Puisqu’un concept universel n’est rien qu’une connaissance trouble et confuse, où donc trouverons-nous la connaissance claire et distincte ? N’est-ce point dans l’acte par lequel nous saisissons les choses singulières ? N’est-ce point dans le concept particulier ? [1] « À cette question, je réponds brièvement : Oui, dit Ockam, Le concept commun, en effet, c’est la connaissance confuse ; le concept propre est donc la connaissance claire…

» Mais peut-être doute-t-on, touchant la façon dont on doit admettre que les actes intellectuels sont des concepts.

» Je réponds que voici la manière dont il le faut admettre.
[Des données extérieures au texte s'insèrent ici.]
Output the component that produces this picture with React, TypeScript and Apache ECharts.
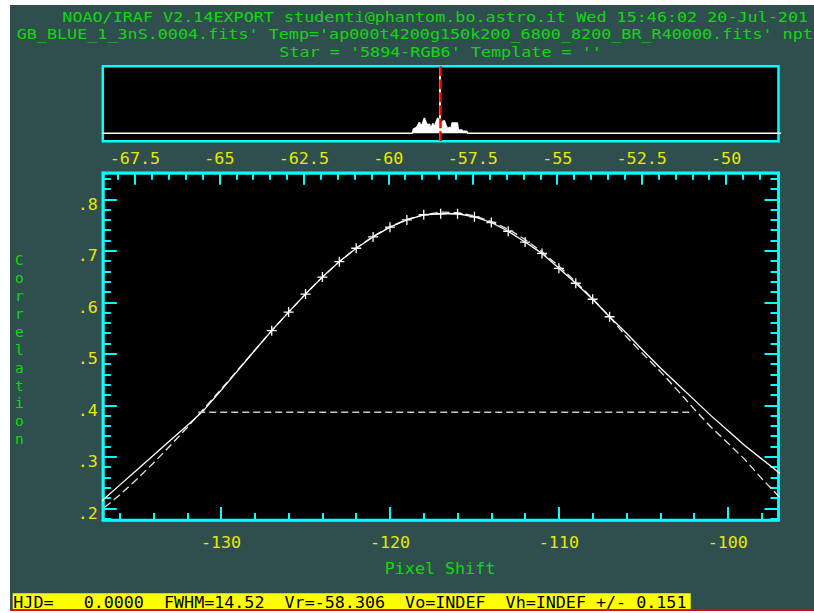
import { useEffect, useRef } from "react";
import * as echarts from "echarts";

// ---- text ----
const titleLines = [
  "NOAO/IRAF V2.14EXPORT studenti@phantom.bo.astro.it Wed 15:46:02 20-Jul-201",
  "GB_BLUE_1_3nS.0004.fits' Temp='ap000t4200g150k200_6800_8200_BR_R40000.fits' npt",
  "Star = '5894-RGB6' Template = ''",
];
const yAxisTitle = "Correlation";
const xAxisTitle = "Pixel Shift";
const statusLine = "HJD=   0.0000  FWHM=14.52  Vr=-58.306  Vo=INDEF  Vh=INDEF +/- 0.151";

// ---- zoomed correlation peak (pixel shift vs correlation) ----
const pixelShift = [
  -138, -137, -136, -135, -134, -133, -132, -131, -130, -129, -128, -127, -126, -125,
  -124, -123, -122, -121, -120, -119, -118, -117, -116, -115, -114, -113, -112, -111,
  -110, -109, -108, -107, -106, -105, -104, -103, -102, -101, -100, -99, -98, -97, -96,
];
const correlation = [
  0.187, 0.216, 0.245, 0.274, 0.303, 0.332, 0.361, 0.391, 0.429, 0.468, 0.507, 0.545, 0.581, 0.616,
  0.649, 0.679, 0.705, 0.727, 0.746, 0.760, 0.770, 0.772, 0.772, 0.766, 0.755, 0.738, 0.717, 0.695,
  0.666, 0.637, 0.606, 0.572, 0.540, 0.506, 0.473, 0.442, 0.411, 0.380, 0.351, 0.322, 0.296, 0.270, 0.245,
];
const gaussianFit = [
  0.172, 0.199, 0.226, 0.256, 0.288, 0.322, 0.357, 0.394, 0.431, 0.469, 0.507, 0.545, 0.581, 0.616,
  0.649, 0.679, 0.705, 0.728, 0.747, 0.761, 0.770, 0.775, 0.774, 0.768, 0.757, 0.742, 0.722, 0.698,
  0.670, 0.640, 0.607, 0.572, 0.533, 0.499, 0.466, 0.430, 0.393, 0.358, 0.327, 0.295, 0.258, 0.224, 0.195,
];
const fitWindow = [-127, -107];
const fwhmLevel = 0.3864;
const fwhmBounds = [-131.35, -102.2];

// ---- full correlation overview (velocity vs relative height) ----
const overviewVelocity = [
  -69, -59.287, -59.258, -59.159, -59.08, -59.041, -58.991, -58.932, -58.883, -58.833, -58.784,
  -58.735, -58.685, -58.636, -58.587, -58.537, -58.488, -58.438, -58.389, -58.34, -58.29, -58.241,
  -58.192, -58.142, -58.113, -57.955, -57.925, -57.826, -57.797, -57.678, -57.649, -48,
];
const overviewHeight = [
  0, 0, 0.057, 0.08, 0.147, 0.103, 0.124, 0.204, 0.147, 0.103, 0.124,
  0.057, 0.133, 0.08, 0.147, 0.204, 0.16, 0.124, 0.16, 0.169, 0.103, 0.057,
  0.08, 0.057, 0.137, 0.137, 0.044, 0.044, 0.027, 0.027, 0, 0,
];
const peakVelocity = -58.47;

// ---- axes ----
const pixelRange = [-137, -97];
const velocityRange = [-68.45, -48.45];
const corrRange = [0.1773, 0.8515];
const pixelMajor = [-130, -120, -110, -100];
const velocityMajor = [-67.5, -65, -62.5, -60, -57.5, -55, -52.5, -50];
const corrMajor = [0.2, 0.3, 0.4, 0.5, 0.6, 0.7, 0.8];

function minorTicks(from: number, to: number, step: number, skip: number[]) {
  const out: number[] = [];
  for (let v = from; v <= to + 1e-9; v += step) {
    const r = Math.round(v * 1000) / 1000;
    if (!skip.some((s) => Math.abs(s - r) < 1e-6)) out.push(r);
  }
  return out;
}
const pixelMinor = minorTicks(-136, -98, 2, pixelMajor);
const velocityMinor = minorTicks(-68, -49, 0.5, velocityMajor);
const corrMinor = minorTicks(0.18, 0.84, 0.02, corrMajor);

const FONT = "'DejaVu Sans Mono', monospace";
const FS = 16.7;
// stacked header lines use a smaller face stretched to the same character pitch
const FS_TIGHT = 14.5;
const STRETCH = 1.155;
const CYAN = "#00ffff";
const YELLOW = "#e8e800";
const GREEN = "#10d810";
const BG = "#2f4f4f";

function frameAxis(
  gridIndex: number,
  position: string,
  range: number[],
  ticks: number[],
  len: number,
  line: boolean,
  label: any
) {
  return {
    type: "value",
    gridIndex,
    position,
    min: range[0],
    max: range[1],
    offset: 0,
    axisLine: { show: line, onZero: false, lineStyle: { color: CYAN, width: 2.5 } },
    axisTick: { show: true, inside: true, length: len, customValues: ticks, lineStyle: { color: CYAN, width: 2 } },
    axisLabel: label,
    splitLine: { show: false },
  };
}

const noLabel = { show: false };

function headerText(text: string, x: number, y: number, center: boolean) {
  return {
    type: "text",
    x,
    y,
    scaleX: STRETCH,
    scaleY: 1,
    style: {
      text,
      fill: GREEN,
      fontFamily: FONT,
      fontSize: FS_TIGHT,
      textAlign: center ? "center" : "left",
      align: center ? "center" : "left",
      textVerticalAlign: "middle",
      verticalAlign: "middle",
    },
  };
}

export default function App() {
  const ref = useRef<HTMLDivElement>(null);

  useEffect(() => {
    if (!ref.current) return;
    const chart = echarts.init(ref.current, undefined, { renderer: "svg" });

    const peak = pixelShift.map((p, i) => [p, correlation[i]]);
    const fit = pixelShift.map((p, i) => [p, gaussianFit[i]]);
    const fitPoints = peak.filter((d) => d[0] >= fitWindow[0] && d[0] <= fitWindow[1]);
    const overview = overviewVelocity.map((v, i) => [v, overviewHeight[i]]);

    const labelBase = { fontFamily: FONT, fontSize: FS, color: YELLOW };

    chart.setOption({
      animation: false,
      backgroundColor: BG,
      grid: [
        { left: 92.8, top: 61.2, width: 675.7, height: 75, show: true, backgroundColor: "#000", borderColor: CYAN, borderWidth: 2.5 },
        { left: 92.8, top: 167.8, width: 675.7, height: 347.2, show: true, backgroundColor: "#000", borderColor: CYAN, borderWidth: 2.5 },
      ],
      xAxis: [
        { type: "value", gridIndex: 0, min: velocityRange[0], max: velocityRange[1], show: false, splitLine: { show: false } },
        frameAxis(1, "bottom", pixelRange, pixelMajor, 13, true, {
          ...labelBase,
          customValues: pixelMajor,
          margin: 13,
        }),
        frameAxis(1, "bottom", pixelRange, pixelMinor, 7, false, noLabel),
        frameAxis(1, "top", velocityRange, velocityMajor, 12, true, {
          ...labelBase,
          customValues: velocityMajor,
          margin: 6,
        }),
        frameAxis(1, "top", velocityRange, velocityMinor, 7, false, noLabel),
      ],
      yAxis: [
        { type: "value", gridIndex: 0, min: -0.105, max: 0.895, show: false, splitLine: { show: false } },
        frameAxis(1, "left", corrRange, corrMajor, 14, true, {
          ...labelBase,
          customValues: corrMajor,
          margin: 5,
          formatter: (v: number) => "{d|" + v.toFixed(1).replace(/^0/, "") + "}",
          rich: {
            d: { fontFamily: FONT, fontSize: FS, color: YELLOW, padding: [9, 0, 0, 0] },
          },
        }),
        frameAxis(1, "left", corrRange, corrMinor, 8, false, noLabel),
        frameAxis(1, "right", corrRange, corrMajor, 14, true, noLabel),
        frameAxis(1, "right", corrRange, corrMinor, 8, false, noLabel),
      ],
      series: [
        {
          type: "line",
          xAxisIndex: 0,
          yAxisIndex: 0,
          data: overview,
          symbol: "none",
          lineStyle: { color: "#ffffff", width: 1.5 },
          areaStyle: { color: "#ffffff", opacity: 1 },
          markLine: {
            silent: true,
            symbol: ["none", "none"],
            label: { show: false },
            data: [
              { xAxis: peakVelocity, lineStyle: { color: "#ffffff", width: 2, type: "solid" } },
              { xAxis: peakVelocity, lineStyle: { color: "#ff0000", width: 2.5, type: [10, 3] } },
            ],
          },
        },
        {
          type: "line",
          xAxisIndex: 1,
          yAxisIndex: 1,
          data: fit,
          symbol: "none",
          clip: true,
          lineStyle: { color: "#e6e6e6", width: 1.3, type: [8, 4] },
        },
        {
          type: "line",
          xAxisIndex: 1,
          yAxisIndex: 1,
          data: peak,
          symbol: "none",
          clip: true,
          lineStyle: { color: "#ffffff", width: 1.3 },
        },
        {
          type: "line",
          xAxisIndex: 1,
          yAxisIndex: 1,
          data: [
            [fwhmBounds[0], fwhmLevel],
            [fwhmBounds[1], fwhmLevel],
          ],
          symbol: "none",
          lineStyle: { color: "#c8c8c8", width: 1.5, type: [7, 4] },
        },
        {
          type: "scatter",
          xAxisIndex: 1,
          yAxisIndex: 1,
          data: fitPoints,
          symbol: "path://M5 0L5 10M0 5L10 5",
          symbolSize: 10,
          itemStyle: { color: "#ffffff", borderColor: "#ffffff", borderWidth: 1.3, opacity: 1 },
        },
      ],
      graphic: [
        headerText(titleLines[0], 52.3, 12.3, false),
        headerText(titleLines[1], 6.7, 29.3, false),
        headerText(titleLines[2], 430.6, 47, true),
        {
          type: "text",
          x: 9.3,
          y: 344.7,
          style: {
            text: yAxisTitle.split("").join("\n"),
            fill: GREEN,
            fontFamily: FONT,
            fontSize: FS_TIGHT,
            lineHeight: 17.93,
            textAlign: "center",
            align: "center",
            textVerticalAlign: "middle",
            verticalAlign: "middle",
          },
        },
        {
          type: "text",
          x: 430,
          y: 563.3,
          style: { text: xAxisTitle, fill: GREEN, fontFamily: FONT, fontSize: FS, textAlign: "center", align: "center", textVerticalAlign: "middle", verticalAlign: "middle" },
        },
        {
          type: "rect",
          shape: { x: 2.7, y: 588.3, width: 678, height: 16 },
          style: { fill: "#ffff00" },
        },
        {
          type: "text",
          x: 3.3,
          y: 596.5,
          style: { text: statusLine, fill: "#000000", fontFamily: FONT, fontSize: FS, textVerticalAlign: "middle", verticalAlign: "middle" },
        },
        {
          type: "line",
          shape: { x1: 0, y1: 605, x2: 804, y2: 605 },
          style: { stroke: "#ff0000", lineWidth: 1.4 },
        },
      ],
    });

    return () => chart.dispose();
  }, []);

  return <div ref={ref} style={{ position: "absolute", left: 10, top: 5, width: 804, height: 606 }} />;
}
» L’intelligence, par l’opération que nous nommons infencio, saisissant une chose singulière, en dégage en elle-même une connaissance intuitive qui est simplement la connaissance de cette chose singulière ; par sa nature, cette connaissance a pouvoir de remplacer cette chose singulière (supponere pro re singulari). Ce mot ; Socrate, remplace la chose qu’il signifie ; en sorte que si nous entendons ees paroles : Socrate existe, nous ne concevons pas que ce qui existe, c’est ce mot : Socrate, que nous entendons, mais bien la chose qui est désignée par ce mot. De même celui qui verra et connaîtra qu’on affirme quelque chose de cette intention d’une chose singulière, ne concevra pas que c’est cette intentio qui est telle ou telle, mais il concevra que ce qui est tel ou tel, c’est la chose dont elle est l’intentio. Ainsi donc, de même que, par institution humaine, le mot est mis à la place de ce qu’il désigne, de même, par nature, l’intentio est mise à la place de la chose dont elle est l’intentio.

» Mais outre cette intentio de la chose singulière, l’intelligence se forme à elle-même d’autres intentiones qui ne sont pas plus de cette chose-là que d’une autre chose. Ce mot : homme, ne désigne pas Socrate plutôt que Platon ; on ne le met pas à la place de Socrate plutôt qu’à la place de Platon. De même, par l’intentio [à laquelle ce mot correspond], on ne conçoit pas Socrate plutôt que Platon ou que n’importe quel autre homme. De même, il y a dans l’intelligence une connaissance par laquelle nous ne connaissons pas plutôt tel animal que tel autre animal ; et ainsi de chacune de nos intentiones generales.

  1. Guglelmi de Okam Op. laud., VII ; Utrum conceptus proprius singularis sit cognitio propria ; ms. cit, fol. 2, col. b.